The Education Week Research Center survey reveals that 52 percent of public schoolteachers share mixed feelings about admitting more than one million legal immigrants a year into the U.S. — not including those who enter the country illegally every year — or said that immigration is generally “bad” for the education system. Only 38 percent said the impact was good. Ten percent declined to say.
Concerning Deferred Action for Childhood Arrivals (DACA) illegals:
“If I’m standing in line to get a cup of coffee, I don’t want people butting in line,” said Tim Erickson, a special education teacher at Detroit Lakes High School in northwestern Minnesota and a political independent. “We have rules for a reason, and people should follow them.”

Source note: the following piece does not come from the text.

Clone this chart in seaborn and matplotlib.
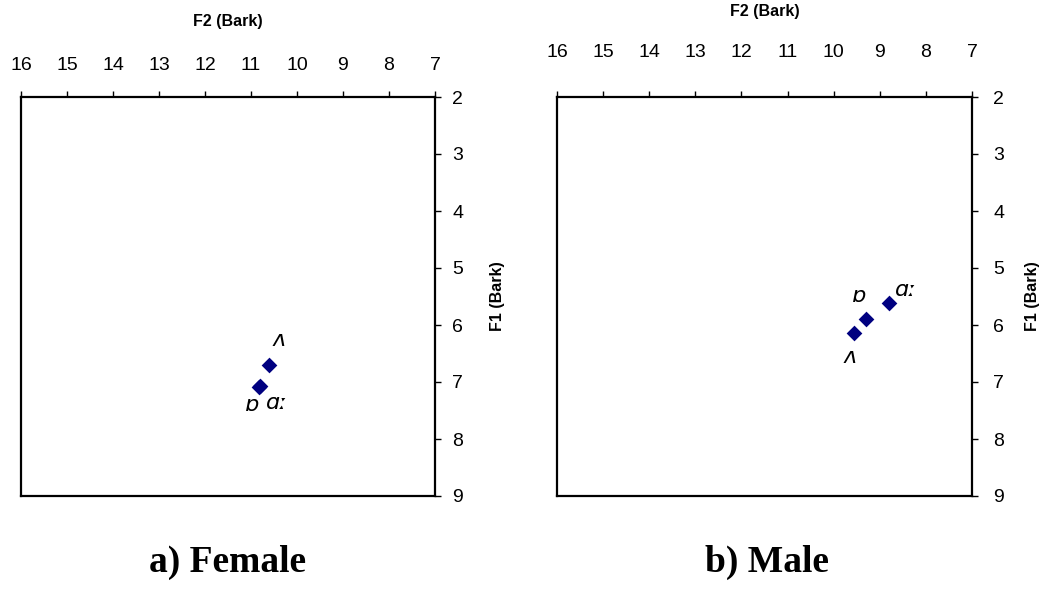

Teachers who voted for President Trump in the 2016 presidential election are far more likely to agree that immigration comes with its negative impact on public schools, with 66 percent saying they have mixed views on the issue, and 20 percent saying immigration is a bad thing for schools:
Only 27 percent of the teachers described themselves as conservative or very conservative.
Kerry Townsend, a “media specialist” in Missouri public schools, told Education Week that she had mixed feelings on immigration, citing the cost to taxpayers:
Townsend called the impact of immigration on school systems like hers, “very complicated. It’s good to get different points of view, different perspectives. It’s good for students who have grown up in Missouri to see that there’s more beyond Missouri,” she said. “But I think it’s very expensive.” Schools don’t always get the resources they need, Townsend said.
As Breitbart News reported, a recent study by Anne E. Casey Foundation discovered the incredibly poor reading and math proficiency of 4th and 8th graders born to immigrant families.
For children in the fourth grade living in immigrant families, only eight percent scored at or above the proficiency level in reading. In math, the proficiency rate is even worse, with only five percent of eighth-graders in immigrant households scoring at or above the proficiency level.
Compare these statistics to that of children who are born in the U.S. to non-foreign families, where 38 percent of fourth-graders scored at or above the reading proficiency level, and 34 percent of eighth graders scored at or above the math proficiency.
Additionally, only 70 percent of children in immigrant families live with a parent or guardian who has a high school diploma, while 91 percent of children in U.S.-born families live with a householder who has a high school diploma.
The study also found that 21 percent of parents who have children in the public school system are illegal immigrants, and six percent of children in the school system are illegal immigrants themselves. Only 48 percent of immigrant parents with children in the school system are U.S. citizens.